— Short exercise —
Leave out the pictures and copy everything else below exactly.

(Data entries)

◆ ◆ ◆ ◆ ◆ ◆ ◆

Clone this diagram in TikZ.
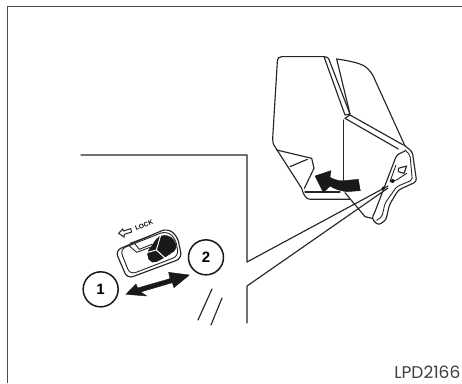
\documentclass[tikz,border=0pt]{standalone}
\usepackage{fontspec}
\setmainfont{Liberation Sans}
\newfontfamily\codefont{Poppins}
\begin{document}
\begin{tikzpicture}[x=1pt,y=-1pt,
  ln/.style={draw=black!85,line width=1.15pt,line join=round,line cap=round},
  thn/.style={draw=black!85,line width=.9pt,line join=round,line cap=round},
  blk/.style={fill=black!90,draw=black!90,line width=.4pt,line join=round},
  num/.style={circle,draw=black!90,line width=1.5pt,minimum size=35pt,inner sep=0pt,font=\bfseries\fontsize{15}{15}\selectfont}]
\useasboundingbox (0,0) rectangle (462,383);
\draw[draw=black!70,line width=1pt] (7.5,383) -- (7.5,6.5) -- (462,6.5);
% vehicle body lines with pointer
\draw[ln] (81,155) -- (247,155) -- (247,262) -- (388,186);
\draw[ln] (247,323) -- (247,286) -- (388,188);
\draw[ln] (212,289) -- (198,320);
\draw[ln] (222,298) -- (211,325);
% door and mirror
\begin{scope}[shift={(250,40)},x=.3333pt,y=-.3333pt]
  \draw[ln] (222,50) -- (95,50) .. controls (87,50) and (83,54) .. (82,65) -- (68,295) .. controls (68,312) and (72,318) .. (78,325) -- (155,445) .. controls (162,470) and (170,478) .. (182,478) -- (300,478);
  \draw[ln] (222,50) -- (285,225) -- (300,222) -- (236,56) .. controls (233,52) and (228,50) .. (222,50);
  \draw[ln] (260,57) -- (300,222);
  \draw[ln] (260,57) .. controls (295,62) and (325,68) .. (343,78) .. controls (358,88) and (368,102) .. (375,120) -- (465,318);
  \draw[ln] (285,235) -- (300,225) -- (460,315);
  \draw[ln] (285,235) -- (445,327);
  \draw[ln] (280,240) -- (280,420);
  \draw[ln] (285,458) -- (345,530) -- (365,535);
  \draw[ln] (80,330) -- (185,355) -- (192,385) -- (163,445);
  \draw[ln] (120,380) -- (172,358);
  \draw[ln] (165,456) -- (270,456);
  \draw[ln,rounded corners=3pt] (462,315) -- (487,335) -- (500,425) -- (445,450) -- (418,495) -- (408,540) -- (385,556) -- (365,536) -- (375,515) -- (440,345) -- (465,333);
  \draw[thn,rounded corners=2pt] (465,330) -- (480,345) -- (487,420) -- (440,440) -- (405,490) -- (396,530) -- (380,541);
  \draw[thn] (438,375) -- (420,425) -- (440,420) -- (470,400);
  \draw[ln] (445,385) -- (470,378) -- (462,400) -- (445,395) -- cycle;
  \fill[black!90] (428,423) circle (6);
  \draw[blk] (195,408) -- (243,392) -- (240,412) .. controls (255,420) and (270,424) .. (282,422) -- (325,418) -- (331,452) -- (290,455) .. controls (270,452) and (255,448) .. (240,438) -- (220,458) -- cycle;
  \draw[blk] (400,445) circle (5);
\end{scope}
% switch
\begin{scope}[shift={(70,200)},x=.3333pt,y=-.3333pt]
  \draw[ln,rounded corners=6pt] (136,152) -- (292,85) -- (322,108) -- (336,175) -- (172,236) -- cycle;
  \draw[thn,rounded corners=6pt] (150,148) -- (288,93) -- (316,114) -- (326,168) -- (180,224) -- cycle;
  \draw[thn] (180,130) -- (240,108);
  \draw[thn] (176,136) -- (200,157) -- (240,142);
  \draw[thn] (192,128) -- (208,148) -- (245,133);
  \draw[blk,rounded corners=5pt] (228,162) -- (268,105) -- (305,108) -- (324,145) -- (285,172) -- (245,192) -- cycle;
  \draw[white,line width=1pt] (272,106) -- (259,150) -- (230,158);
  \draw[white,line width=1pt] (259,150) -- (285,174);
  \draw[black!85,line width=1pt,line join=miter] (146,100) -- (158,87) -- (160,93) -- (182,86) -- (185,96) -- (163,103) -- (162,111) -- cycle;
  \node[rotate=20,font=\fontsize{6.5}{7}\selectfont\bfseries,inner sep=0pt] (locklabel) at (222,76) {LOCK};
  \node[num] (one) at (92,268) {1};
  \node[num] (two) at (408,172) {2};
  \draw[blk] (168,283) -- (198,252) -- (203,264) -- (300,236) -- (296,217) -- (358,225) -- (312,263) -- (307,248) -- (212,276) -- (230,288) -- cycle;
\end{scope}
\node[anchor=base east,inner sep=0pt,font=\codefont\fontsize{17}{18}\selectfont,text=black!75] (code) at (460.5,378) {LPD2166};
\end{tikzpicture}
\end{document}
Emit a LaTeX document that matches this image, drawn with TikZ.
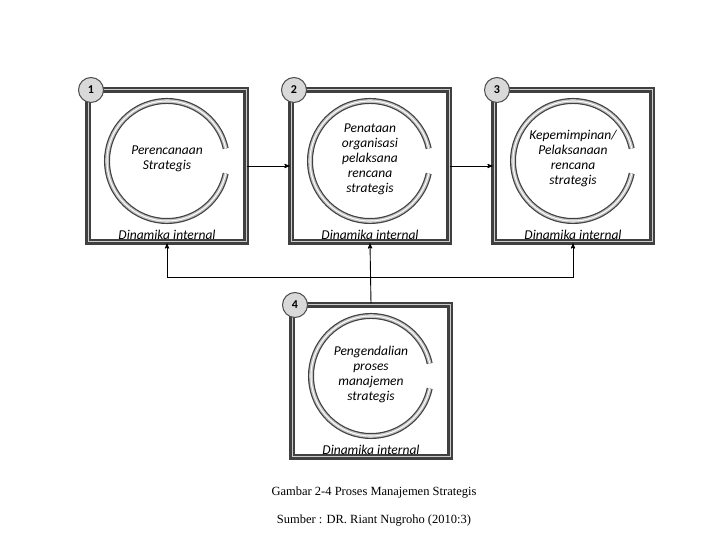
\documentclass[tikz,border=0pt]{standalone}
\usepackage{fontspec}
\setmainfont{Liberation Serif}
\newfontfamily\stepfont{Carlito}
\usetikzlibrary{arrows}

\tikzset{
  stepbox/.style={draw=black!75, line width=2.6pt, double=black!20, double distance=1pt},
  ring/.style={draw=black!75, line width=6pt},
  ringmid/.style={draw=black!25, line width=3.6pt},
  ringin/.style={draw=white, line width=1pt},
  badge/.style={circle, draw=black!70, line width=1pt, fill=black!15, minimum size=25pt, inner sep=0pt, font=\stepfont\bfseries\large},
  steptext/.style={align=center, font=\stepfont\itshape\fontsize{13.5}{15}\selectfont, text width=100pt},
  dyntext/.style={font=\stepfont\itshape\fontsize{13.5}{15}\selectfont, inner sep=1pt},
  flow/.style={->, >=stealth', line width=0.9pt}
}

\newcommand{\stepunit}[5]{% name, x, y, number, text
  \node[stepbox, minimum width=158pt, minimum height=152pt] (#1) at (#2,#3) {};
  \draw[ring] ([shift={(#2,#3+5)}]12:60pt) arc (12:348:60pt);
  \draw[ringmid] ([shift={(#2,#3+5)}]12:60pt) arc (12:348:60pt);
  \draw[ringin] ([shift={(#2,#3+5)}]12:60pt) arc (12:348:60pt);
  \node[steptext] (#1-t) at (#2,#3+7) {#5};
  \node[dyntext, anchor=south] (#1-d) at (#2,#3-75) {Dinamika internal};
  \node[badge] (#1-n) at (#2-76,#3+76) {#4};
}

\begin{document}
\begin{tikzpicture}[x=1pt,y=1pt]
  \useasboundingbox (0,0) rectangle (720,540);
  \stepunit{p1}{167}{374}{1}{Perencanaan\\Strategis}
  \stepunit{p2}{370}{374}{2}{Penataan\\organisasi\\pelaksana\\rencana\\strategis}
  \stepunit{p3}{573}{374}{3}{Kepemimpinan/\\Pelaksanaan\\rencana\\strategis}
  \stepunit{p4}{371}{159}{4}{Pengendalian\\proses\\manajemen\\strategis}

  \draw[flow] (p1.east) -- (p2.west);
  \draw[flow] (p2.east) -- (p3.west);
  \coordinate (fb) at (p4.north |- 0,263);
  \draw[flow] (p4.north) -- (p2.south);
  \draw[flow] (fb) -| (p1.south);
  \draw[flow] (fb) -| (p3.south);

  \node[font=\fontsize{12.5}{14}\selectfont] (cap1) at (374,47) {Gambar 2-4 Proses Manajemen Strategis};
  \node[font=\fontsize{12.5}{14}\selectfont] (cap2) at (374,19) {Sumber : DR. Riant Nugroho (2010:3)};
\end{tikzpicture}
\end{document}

◆ ◆ ◆ ◆ ◆ ◆ ◆

— The output —
Clone this diagram in TikZ.
\documentclass[tikz,border=0pt]{standalone}
\usepackage{fontspec}
\setmainfont{Liberation Sans}
\newfontfamily\codefont{Poppins}
\begin{document}
\begin{tikzpicture}[x=1pt,y=-1pt,
  ln/.style={draw=black!85,line width=1.15pt,line join=round,line cap=round},
  thn/.style={draw=black!85,line width=.9pt,line join=round,line cap=round},
  blk/.style={fill=black!90,draw=black!90,line width=.4pt,line join=round},
  num/.style={circle,draw=black!90,line width=1.5pt,minimum size=35pt,inner sep=0pt,font=\bfseries\fontsize{15}{15}\selectfont}]
\useasboundingbox (0,0) rectangle (462,383);
\draw[draw=black!70,line width=1pt] (7.5,383) -- (7.5,6.5) -- (462,6.5);
% vehicle body lines with pointer
\draw[ln] (81,155) -- (247,155) -- (247,262) -- (388,186);
\draw[ln] (247,323) -- (247,286) -- (388,188);
\draw[ln] (212,289) -- (198,320);
\draw[ln] (222,298) -- (211,325);
% door and mirror
\begin{scope}[shift={(250,40)},x=.3333pt,y=-.3333pt]
  \draw[ln] (222,50) -- (95,50) .. controls (87,50) and (83,54) .. (82,65) -- (68,295) .. controls (68,312) and (72,318) .. (78,325) -- (155,445) .. controls (162,470) and (170,478) .. (182,478) -- (300,478);
  \draw[ln] (222,50) -- (285,225) -- (300,222) -- (236,56) .. controls (233,52) and (228,50) .. (222,50);
  \draw[ln] (260,57) -- (300,222);
  \draw[ln] (260,57) .. controls (295,62) and (325,68) .. (343,78) .. controls (358,88) and (368,102) .. (375,120) -- (465,318);
  \draw[ln] (285,235) -- (300,225) -- (460,315);
  \draw[ln] (285,235) -- (445,327);
  \draw[ln] (280,240) -- (280,420);
  \draw[ln] (285,458) -- (345,530) -- (365,535);
  \draw[ln] (80,330) -- (185,355) -- (192,385) -- (163,445);
  \draw[ln] (120,380) -- (172,358);
  \draw[ln] (165,456) -- (270,456);
  \draw[ln,rounded corners=3pt] (462,315) -- (487,335) -- (500,425) -- (445,450) -- (418,495) -- (408,540) -- (385,556) -- (365,536) -- (375,515) -- (440,345) -- (465,333);
  \draw[thn,rounded corners=2pt] (465,330) -- (480,345) -- (487,420) -- (440,440) -- (405,490) -- (396,530) -- (380,541);
  \draw[thn] (438,375) -- (420,425) -- (440,420) -- (470,400);
  \draw[ln] (445,385) -- (470,378) -- (462,400) -- (445,395) -- cycle;
  \fill[black!90] (428,423) circle (6);
  \draw[blk] (195,408) -- (243,392) -- (240,412) .. controls (255,420) and (270,424) .. (282,422) -- (325,418) -- (331,452) -- (290,455) .. controls (270,452) and (255,448) .. (240,438) -- (220,458) -- cycle;
  \draw[blk] (400,445) circle (5);
\end{scope}
% switch
\begin{scope}[shift={(70,200)},x=.3333pt,y=-.3333pt]
  \draw[ln,rounded corners=6pt] (136,152) -- (292,85) -- (322,108) -- (336,175) -- (172,236) -- cycle;
  \draw[thn,rounded corners=6pt] (150,148) -- (288,93) -- (316,114) -- (326,168) -- (180,224) -- cycle;
  \draw[thn] (180,130) -- (240,108);
  \draw[thn] (176,136) -- (200,157) -- (240,142);
  \draw[thn] (192,128) -- (208,148) -- (245,133);
  \draw[blk,rounded corners=5pt] (228,162) -- (268,105) -- (305,108) -- (324,145) -- (285,172) -- (245,192) -- cycle;
  \draw[white,line width=1pt] (272,106) -- (259,150) -- (230,158);
  \draw[white,line width=1pt] (259,150) -- (285,174);
  \draw[black!85,line width=1pt,line join=miter] (146,100) -- (158,87) -- (160,93) -- (182,86) -- (185,96) -- (163,103) -- (162,111) -- cycle;
  \node[rotate=20,font=\fontsize{6.5}{7}\selectfont\bfseries,inner sep=0pt] (locklabel) at (222,76) {LOCK};
  \node[num] (one) at (92,268) {1};
  \node[num] (two) at (408,172) {2};
  \draw[blk] (168,283) -- (198,252) -- (203,264) -- (300,236) -- (296,217) -- (358,225) -- (312,263) -- (307,248) -- (212,276) -- (230,288) -- cycle;
\end{scope}
\node[anchor=base east,inner sep=0pt,font=\codefont\fontsize{17}{18}\selectfont,text=black!75] (code) at (460.5,378) {LPD2166};
\end{tikzpicture}
\end{document}
Emit a LaTeX document that matches this image, drawn with TikZ.
\documentclass[tikz,border=0pt]{standalone}
\usepackage{fontspec}
\setmainfont{Liberation Serif}
\newfontfamily\stepfont{Carlito}
\usetikzlibrary{arrows}

\tikzset{
  stepbox/.style={draw=black!75, line width=2.6pt, double=black!20, double distance=1pt},
  ring/.style={draw=black!75, line width=6pt},
  ringmid/.style={draw=black!25, line width=3.6pt},
  ringin/.style={draw=white, line width=1pt},
  badge/.style={circle, draw=black!70, line width=1pt, fill=black!15, minimum size=25pt, inner sep=0pt, font=\stepfont\bfseries\large},
  steptext/.style={align=center, font=\stepfont\itshape\fontsize{13.5}{15}\selectfont, text width=100pt},
  dyntext/.style={font=\stepfont\itshape\fontsize{13.5}{15}\selectfont, inner sep=1pt},
  flow/.style={->, >=stealth', line width=0.9pt}
}

\newcommand{\stepunit}[5]{% name, x, y, number, text
  \node[stepbox, minimum width=158pt, minimum height=152pt] (#1) at (#2,#3) {};
  \draw[ring] ([shift={(#2,#3+5)}]12:60pt) arc (12:348:60pt);
  \draw[ringmid] ([shift={(#2,#3+5)}]12:60pt) arc (12:348:60pt);
  \draw[ringin] ([shift={(#2,#3+5)}]12:60pt) arc (12:348:60pt);
  \node[steptext] (#1-t) at (#2,#3+7) {#5};
  \node[dyntext, anchor=south] (#1-d) at (#2,#3-75) {Dinamika internal};
  \node[badge] (#1-n) at (#2-76,#3+76) {#4};
}

\begin{document}
\begin{tikzpicture}[x=1pt,y=1pt]
  \useasboundingbox (0,0) rectangle (720,540);
  \stepunit{p1}{167}{374}{1}{Perencanaan\\Strategis}
  \stepunit{p2}{370}{374}{2}{Penataan\\organisasi\\pelaksana\\rencana\\strategis}
  \stepunit{p3}{573}{374}{3}{Kepemimpinan/\\Pelaksanaan\\rencana\\strategis}
  \stepunit{p4}{371}{159}{4}{Pengendalian\\proses\\manajemen\\strategis}

  \draw[flow] (p1.east) -- (p2.west);
  \draw[flow] (p2.east) -- (p3.west);
  \coordinate (fb) at (p4.north |- 0,263);
  \draw[flow] (p4.north) -- (p2.south);
  \draw[flow] (fb) -| (p1.south);
  \draw[flow] (fb) -| (p3.south);

  \node[font=\fontsize{12.5}{14}\selectfont] (cap1) at (374,47) {Gambar 2-4 Proses Manajemen Strategis};
  \node[font=\fontsize{12.5}{14}\selectfont] (cap2) at (374,19) {Sumber : DR. Riant Nugroho (2010:3)};
\end{tikzpicture}
\end{document}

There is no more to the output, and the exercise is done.